[PROBLEM DETAILS]: Your task is to print every entry below exactly as given.

[Plotting code records]:
>>>>>
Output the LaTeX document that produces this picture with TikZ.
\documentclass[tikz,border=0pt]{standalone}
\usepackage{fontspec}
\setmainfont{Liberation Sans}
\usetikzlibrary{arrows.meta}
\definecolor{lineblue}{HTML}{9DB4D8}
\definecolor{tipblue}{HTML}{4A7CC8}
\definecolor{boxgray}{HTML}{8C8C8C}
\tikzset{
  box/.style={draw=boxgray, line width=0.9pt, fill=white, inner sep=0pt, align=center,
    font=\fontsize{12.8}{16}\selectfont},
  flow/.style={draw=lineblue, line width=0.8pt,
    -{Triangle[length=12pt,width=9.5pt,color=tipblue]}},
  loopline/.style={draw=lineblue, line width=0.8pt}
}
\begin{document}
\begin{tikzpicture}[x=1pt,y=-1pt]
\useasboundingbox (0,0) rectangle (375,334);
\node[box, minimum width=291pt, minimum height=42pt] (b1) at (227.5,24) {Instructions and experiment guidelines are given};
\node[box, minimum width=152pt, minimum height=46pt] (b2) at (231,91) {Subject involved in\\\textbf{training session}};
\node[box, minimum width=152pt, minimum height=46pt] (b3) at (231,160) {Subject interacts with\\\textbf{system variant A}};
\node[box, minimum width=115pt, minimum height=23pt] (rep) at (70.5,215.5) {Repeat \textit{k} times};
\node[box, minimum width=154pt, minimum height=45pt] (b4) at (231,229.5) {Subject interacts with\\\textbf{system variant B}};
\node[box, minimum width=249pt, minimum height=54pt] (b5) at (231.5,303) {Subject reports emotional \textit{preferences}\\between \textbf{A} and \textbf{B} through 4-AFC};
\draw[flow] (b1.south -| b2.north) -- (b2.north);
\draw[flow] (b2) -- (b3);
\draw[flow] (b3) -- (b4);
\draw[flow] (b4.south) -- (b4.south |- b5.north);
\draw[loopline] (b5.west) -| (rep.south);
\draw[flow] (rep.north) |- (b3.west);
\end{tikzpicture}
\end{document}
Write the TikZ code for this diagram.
<<<<<
[THE ANSWER]:
Output the LaTeX document that produces this picture with TikZ.
\documentclass[tikz,border=0pt]{standalone}
\usepackage{fontspec}
\setmainfont{Liberation Sans}
\usetikzlibrary{arrows.meta}
\definecolor{lineblue}{HTML}{9DB4D8}
\definecolor{tipblue}{HTML}{4A7CC8}
\definecolor{boxgray}{HTML}{8C8C8C}
\tikzset{
  box/.style={draw=boxgray, line width=0.9pt, fill=white, inner sep=0pt, align=center,
    font=\fontsize{12.8}{16}\selectfont},
  flow/.style={draw=lineblue, line width=0.8pt,
    -{Triangle[length=12pt,width=9.5pt,color=tipblue]}},
  loopline/.style={draw=lineblue, line width=0.8pt}
}
\begin{document}
\begin{tikzpicture}[x=1pt,y=-1pt]
\useasboundingbox (0,0) rectangle (375,334);
\node[box, minimum width=291pt, minimum height=42pt] (b1) at (227.5,24) {Instructions and experiment guidelines are given};
\node[box, minimum width=152pt, minimum height=46pt] (b2) at (231,91) {Subject involved in\\\textbf{training session}};
\node[box, minimum width=152pt, minimum height=46pt] (b3) at (231,160) {Subject interacts with\\\textbf{system variant A}};
\node[box, minimum width=115pt, minimum height=23pt] (rep) at (70.5,215.5) {Repeat \textit{k} times};
\node[box, minimum width=154pt, minimum height=45pt] (b4) at (231,229.5) {Subject interacts with\\\textbf{system variant B}};
\node[box, minimum width=249pt, minimum height=54pt] (b5) at (231.5,303) {Subject reports emotional \textit{preferences}\\between \textbf{A} and \textbf{B} through 4-AFC};
\draw[flow] (b1.south -| b2.north) -- (b2.north);
\draw[flow] (b2) -- (b3);
\draw[flow] (b3) -- (b4);
\draw[flow] (b4.south) -- (b4.south |- b5.north);
\draw[loopline] (b5.west) -| (rep.south);
\draw[flow] (rep.north) |- (b3.west);
\end{tikzpicture}
\end{document}
Write the TikZ code for this diagram.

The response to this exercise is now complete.